What to produce: Would you transcribe the listing that follows, character for character, and omit its images?

^^^^

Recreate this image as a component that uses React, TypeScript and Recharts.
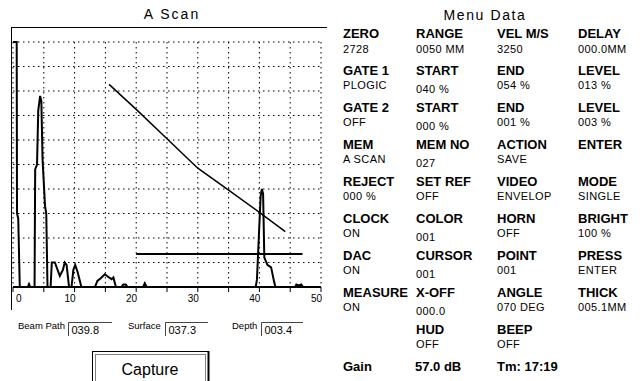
import React from 'react';
import { ComposedChart, Line, XAxis, YAxis, CartesianGrid } from 'recharts';

const FONT = '"Liberation Sans", Arial, sans-serif';

// A-scan trace: [beam path mm, amplitude %]
const tracePoints = [
  [0, 100], [0.6, 100], [0.65, 30], [0.85, 28], [1.1, 0],
  [2.4, 0], [2.6, 1.2], [2.8, 0],
  [3.5, 0], [3.6, 48], [3.9, 50], [4.1, 72], [4.4, 78], [4.6, 76], [4.8, 52], [5.2, 33], [5.4, 30], [5.6, 0],
  [6.1, 0], [6.3, 10], [6.8, 10], [7.6, 4.5], [8.1, 7], [8.4, 10], [8.7, 9], [9.1, 0],
  [9.5, 0], [9.8, 7], [10.1, 9], [10.5, 6], [11.1, 0],
  [13.3, 0], [13.7, 2.5], [14.2, 3.5], [14.9, 5.2], [15.7, 3.7], [16.0, 3.2], [16.3, 3.9], [16.7, 0],
  [17.6, 0], [17.9, 1], [18.3, 1], [18.6, 0],
  [21.1, 0], [21.4, 1.5], [21.7, 0],
  [39.4, 0], [39.6, 3], [39.9, 20], [40.2, 37], [40.4, 40], [40.6, 38], [40.8, 12], [41.3, 9], [41.9, 8], [42.4, 2], [42.6, 0],
  [45.8, 0], [46.0, 1], [46.4, 0.6], [46.8, 1], [47.1, 0],
  [50, 0],
];

// DAC curve
const dacPoints = [[15.6, 82.7], [20, 72.5], [25, 60.5], [30, 48.5], [35, 39.5], [40, 30.5], [44.2, 22.6]];

// gate 1: start 40 %, width 54 %, level 13 %
const gatePoints = [[20, 13.5], [47, 13.5]];

const xTicks = [0, 5, 10, 15, 20, 25, 30, 35, 40, 45, 50];
const yTicks = [0, 10, 20, 30, 40, 50, 60, 70, 80, 90, 100];

const menuHeads = [
  ['ZERO', 'RANGE', 'VEL M/S', 'DELAY'],
  ['GATE 1', 'START', 'END', 'LEVEL'],
  ['GATE 2', 'START', 'END', 'LEVEL'],
  ['MEM', 'MEM NO', 'ACTION', 'ENTER'],
  ['REJECT', 'SET REF', 'VIDEO', 'MODE'],
  ['CLOCK', 'COLOR', 'HORN', 'BRIGHT'],
  ['DAC', 'CURSOR', 'POINT', 'PRESS'],
  ['MEASURE', 'X-OFF', 'ANGLE', 'THICK'],
  ['', 'HUD', 'BEEP', ''],
];
const menuValues = [
  ['2728', '0050 MM', '3250', '000.0MM'],
  ['PLOGIC', '040 %', '054 %', '013 %'],
  ['OFF', '000 %', '001 %', '003 %'],
  ['A SCAN', '027', 'SAVE', ''],
  ['000 %', 'OFF', 'ENVELOP', 'SINGLE'],
  ['ON', '001', 'OFF', '100 %'],
  ['ON', '001', '001', 'ENTER'],
  ['ON', '000.0', '070 DEG', '005.1MM'],
  ['', 'OFF', 'OFF', ''],
];
const statusLine = ['Gain', '57.0 dB', 'Tm: 17:19'];
const menuCols = [343, 416, 497, 578];

const readLabels = ['Beam Path', 'Surface', 'Depth'];
const readValues = ['039.8', '037.3', '003.4'];
const readLabelX = [18, 128, 232];
const readBoxX = [68, 165, 261];
const readBoxEnd = [112, 208, 303];

const toRows = (pts: number[][]) => pts.map(([x, y]) => ({ x, y }));

const XTick = (props: any) => {
  const { x, y, payload } = props;
  const v = payload.value;
  if (v % 10 !== 0) return <g />;
  const first = v === 0;
  return (
    <text
      x={first ? x + 3 : x + 1}
      y={y + 10}
      textAnchor={first ? 'start' : 'end'}
      fontSize={10}
      fontFamily={FONT}
      fill="#000"
    >
      {v}
    </text>
  );
};

const Overlay = () => {
  const rowY = (i: number) => 33.5 + 36.95 * i;
  return (
    <svg width={640} height={381} style={{ position: 'absolute', left: 0, top: 0 }} fontFamily={FONT}>
      <rect width={640} height={381} fill="#fff" />
      {/* frame */}
      <line x1={11} y1={27.5} x2={327} y2={27.5} stroke="#000" />
      <line x1={11.5} y1={27} x2={11.5} y2={310} stroke="#000" />

      <text x={172} y={18.8} textAnchor="middle" fontSize={14} letterSpacing={2}>A Scan</text>
      <text x={485} y={19.7} textAnchor="middle" fontSize={14} letterSpacing={1.6}>Menu Data</text>

      {menuHeads.map((row, i) =>
        row.map((h, c) => {
          const y = rowY(i);
          const vOff = i === 0 ? 16 : c === 1 && i !== 4 && i !== 8 ? 18.5 : 14.7;
          return (
            <g key={`${i}-${c}`}>
              {h && (
                <text x={menuCols[c]} y={y + 4.65} fontSize={13} fontWeight="bold">{h}</text>
              )}
              {menuValues[i][c] && (
                <text x={menuCols[c]} y={y + vOff + 3.9} fontSize={11} letterSpacing={0.4}>
                  {menuValues[i][c]}
                </text>
              )}
            </g>
          );
        })
      )}
      {statusLine.map((s, c) => (
        <text key={s} x={menuCols[c] - (c === 1 ? 1 : 0)} y={rowY(9) + 4.65} fontSize={13} fontWeight="bold">{s}</text>
      ))}

      {readLabels.map((l, i) => (
        <g key={l}>
          <text x={readLabelX[i]} y={329.4} fontSize={9.5}>{l}</text>
          <path d={`M${readBoxX[i] + 0.5},336 V322.5 H${readBoxEnd[i]}`} fill="none" stroke="#444" />
          <text x={readBoxX[i] + 3.5} y={334.2} fontSize={11}>{readValues[i]}</text>
        </g>
      ))}

      {/* Capture button */}
      <rect x={92.5} y={351.5} width={116} height={40} fill="none" stroke="#000" />
      <line x1={208.5} y1={351} x2={208.5} y2={381} stroke="#000" strokeWidth={2} />
      <rect x={95.5} y={354.5} width={110} height={40} fill="none" stroke="#000" strokeDasharray="1 1" />
      <text x={150} y={374.7} textAnchor="middle" fontSize={16}>Capture</text>
    </svg>
  );
};

export default function App() {
  return (
    <div style={{ position: 'absolute', left: 0, top: 0, width: 640, height: 381, background: '#fff', overflow: 'hidden' }}>
      <Overlay />
      <div style={{ position: 'absolute', left: 0, top: 0 }}>
        <ComposedChart width={330} height={320} margin={{ top: 42, right: 9, bottom: 3, left: 13 }}>
          <CartesianGrid stroke="#000" strokeDasharray="1.5 3.5" />
          <XAxis
            type="number"
            dataKey="x"
            domain={[0, 50]}
            ticks={xTicks}
            height={30}
            axisLine={{ stroke: '#000', strokeWidth: 2 }}
            tickLine={{ stroke: '#000' }}
            tickSize={5}
            tickMargin={0}
            tick={<XTick />}
            interval={0}
          />
          <YAxis type="number" domain={[0, 100]} ticks={yTicks} hide />
          <Line data={toRows(gatePoints)} dataKey="y" type="linear" dot={false} stroke="#000" strokeWidth={2} isAnimationActive={false} />
          <Line data={toRows(dacPoints)} dataKey="y" type="linear" dot={false} stroke="#000" strokeWidth={1.5} isAnimationActive={false} />
          <Line data={toRows(tracePoints)} dataKey="y" type="linear" dot={false} stroke="#000" strokeWidth={2} isAnimationActive={false} />
        </ComposedChart>
      </div>
    </div>
  );
}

^^^^

Answer to the task:
Recreate this image as a component that uses React, TypeScript and Recharts.
import React from 'react';
import { ComposedChart, Line, XAxis, YAxis, CartesianGrid } from 'recharts';

const FONT = '"Liberation Sans", Arial, sans-serif';

// A-scan trace: [beam path mm, amplitude %]
const tracePoints = [
  [0, 100], [0.6, 100], [0.65, 30], [0.85, 28], [1.1, 0],
  [2.4, 0], [2.6, 1.2], [2.8, 0],
  [3.5, 0], [3.6, 48], [3.9, 50], [4.1, 72], [4.4, 78], [4.6, 76], [4.8, 52], [5.2, 33], [5.4, 30], [5.6, 0],
  [6.1, 0], [6.3, 10], [6.8, 10], [7.6, 4.5], [8.1, 7], [8.4, 10], [8.7, 9], [9.1, 0],
  [9.5, 0], [9.8, 7], [10.1, 9], [10.5, 6], [11.1, 0],
  [13.3, 0], [13.7, 2.5], [14.2, 3.5], [14.9, 5.2], [15.7, 3.7], [16.0, 3.2], [16.3, 3.9], [16.7, 0],
  [17.6, 0], [17.9, 1], [18.3, 1], [18.6, 0],
  [21.1, 0], [21.4, 1.5], [21.7, 0],
  [39.4, 0], [39.6, 3], [39.9, 20], [40.2, 37], [40.4, 40], [40.6, 38], [40.8, 12], [41.3, 9], [41.9, 8], [42.4, 2], [42.6, 0],
  [45.8, 0], [46.0, 1], [46.4, 0.6], [46.8, 1], [47.1, 0],
  [50, 0],
];

// DAC curve
const dacPoints = [[15.6, 82.7], [20, 72.5], [25, 60.5], [30, 48.5], [35, 39.5], [40, 30.5], [44.2, 22.6]];

// gate 1: start 40 %, width 54 %, level 13 %
const gatePoints = [[20, 13.5], [47, 13.5]];

const xTicks = [0, 5, 10, 15, 20, 25, 30, 35, 40, 45, 50];
const yTicks = [0, 10, 20, 30, 40, 50, 60, 70, 80, 90, 100];

const menuHeads = [
  ['ZERO', 'RANGE', 'VEL M/S', 'DELAY'],
  ['GATE 1', 'START', 'END', 'LEVEL'],
  ['GATE 2', 'START', 'END', 'LEVEL'],
  ['MEM', 'MEM NO', 'ACTION', 'ENTER'],
  ['REJECT', 'SET REF', 'VIDEO', 'MODE'],
  ['CLOCK', 'COLOR', 'HORN', 'BRIGHT'],
  ['DAC', 'CURSOR', 'POINT', 'PRESS'],
  ['MEASURE', 'X-OFF', 'ANGLE', 'THICK'],
  ['', 'HUD', 'BEEP', ''],
];
const menuValues = [
  ['2728', '0050 MM', '3250', '000.0MM'],
  ['PLOGIC', '040 %', '054 %', '013 %'],
  ['OFF', '000 %', '001 %', '003 %'],
  ['A SCAN', '027', 'SAVE', ''],
  ['000 %', 'OFF', 'ENVELOP', 'SINGLE'],
  ['ON', '001', 'OFF', '100 %'],
  ['ON', '001', '001', 'ENTER'],
  ['ON', '000.0', '070 DEG', '005.1MM'],
  ['', 'OFF', 'OFF', ''],
];
const statusLine = ['Gain', '57.0 dB', 'Tm: 17:19'];
const menuCols = [343, 416, 497, 578];

const readLabels = ['Beam Path', 'Surface', 'Depth'];
const readValues = ['039.8', '037.3', '003.4'];
const readLabelX = [18, 128, 232];
const readBoxX = [68, 165, 261];
const readBoxEnd = [112, 208, 303];

const toRows = (pts: number[][]) => pts.map(([x, y]) => ({ x, y }));

const XTick = (props: any) => {
  const { x, y, payload } = props;
  const v = payload.value;
  if (v % 10 !== 0) return <g />;
  const first = v === 0;
  return (
    <text
      x={first ? x + 3 : x + 1}
      y={y + 10}
      textAnchor={first ? 'start' : 'end'}
      fontSize={10}
      fontFamily={FONT}
      fill="#000"
    >
      {v}
    </text>
  );
};

const Overlay = () => {
  const rowY = (i: number) => 33.5 + 36.95 * i;
  return (
    <svg width={640} height={381} style={{ position: 'absolute', left: 0, top: 0 }} fontFamily={FONT}>
      <rect width={640} height={381} fill="#fff" />
      {/* frame */}
      <line x1={11} y1={27.5} x2={327} y2={27.5} stroke="#000" />
      <line x1={11.5} y1={27} x2={11.5} y2={310} stroke="#000" />

      <text x={172} y={18.8} textAnchor="middle" fontSize={14} letterSpacing={2}>A Scan</text>
      <text x={485} y={19.7} textAnchor="middle" fontSize={14} letterSpacing={1.6}>Menu Data</text>

      {menuHeads.map((row, i) =>
        row.map((h, c) => {
          const y = rowY(i);
          const vOff = i === 0 ? 16 : c === 1 && i !== 4 && i !== 8 ? 18.5 : 14.7;
          return (
            <g key={`${i}-${c}`}>
              {h && (
                <text x={menuCols[c]} y={y + 4.65} fontSize={13} fontWeight="bold">{h}</text>
              )}
              {menuValues[i][c] && (
                <text x={menuCols[c]} y={y + vOff + 3.9} fontSize={11} letterSpacing={0.4}>
                  {menuValues[i][c]}
                </text>
              )}
            </g>
          );
        })
      )}
      {statusLine.map((s, c) => (
        <text key={s} x={menuCols[c] - (c === 1 ? 1 : 0)} y={rowY(9) + 4.65} fontSize={13} fontWeight="bold">{s}</text>
      ))}

      {readLabels.map((l, i) => (
        <g key={l}>
          <text x={readLabelX[i]} y={329.4} fontSize={9.5}>{l}</text>
          <path d={`M${readBoxX[i] + 0.5},336 V322.5 H${readBoxEnd[i]}`} fill="none" stroke="#444" />
          <text x={readBoxX[i] + 3.5} y={334.2} fontSize={11}>{readValues[i]}</text>
        </g>
      ))}

      {/* Capture button */}
      <rect x={92.5} y={351.5} width={116} height={40} fill="none" stroke="#000" />
      <line x1={208.5} y1={351} x2={208.5} y2={381} stroke="#000" strokeWidth={2} />
      <rect x={95.5} y={354.5} width={110} height={40} fill="none" stroke="#000" strokeDasharray="1 1" />
      <text x={150} y={374.7} textAnchor="middle" fontSize={16}>Capture</text>
    </svg>
  );
};

export default function App() {
  return (
    <div style={{ position: 'absolute', left: 0, top: 0, width: 640, height: 381, background: '#fff', overflow: 'hidden' }}>
      <Overlay />
      <div style={{ position: 'absolute', left: 0, top: 0 }}>
        <ComposedChart width={330} height={320} margin={{ top: 42, right: 9, bottom: 3, left: 13 }}>
          <CartesianGrid stroke="#000" strokeDasharray="1.5 3.5" />
          <XAxis
            type="number"
            dataKey="x"
            domain={[0, 50]}
            ticks={xTicks}
            height={30}
            axisLine={{ stroke: '#000', strokeWidth: 2 }}
            tickLine={{ stroke: '#000' }}
            tickSize={5}
            tickMargin={0}
            tick={<XTick />}
            interval={0}
          />
          <YAxis type="number" domain={[0, 100]} ticks={yTicks} hide />
          <Line data={toRows(gatePoints)} dataKey="y" type="linear" dot={false} stroke="#000" strokeWidth={2} isAnimationActive={false} />
          <Line data={toRows(dacPoints)} dataKey="y" type="linear" dot={false} stroke="#000" strokeWidth={1.5} isAnimationActive={false} />
          <Line data={toRows(tracePoints)} dataKey="y" type="linear" dot={false} stroke="#000" strokeWidth={2} isAnimationActive={false} />
        </ComposedChart>
      </div>
    </div>
  );
}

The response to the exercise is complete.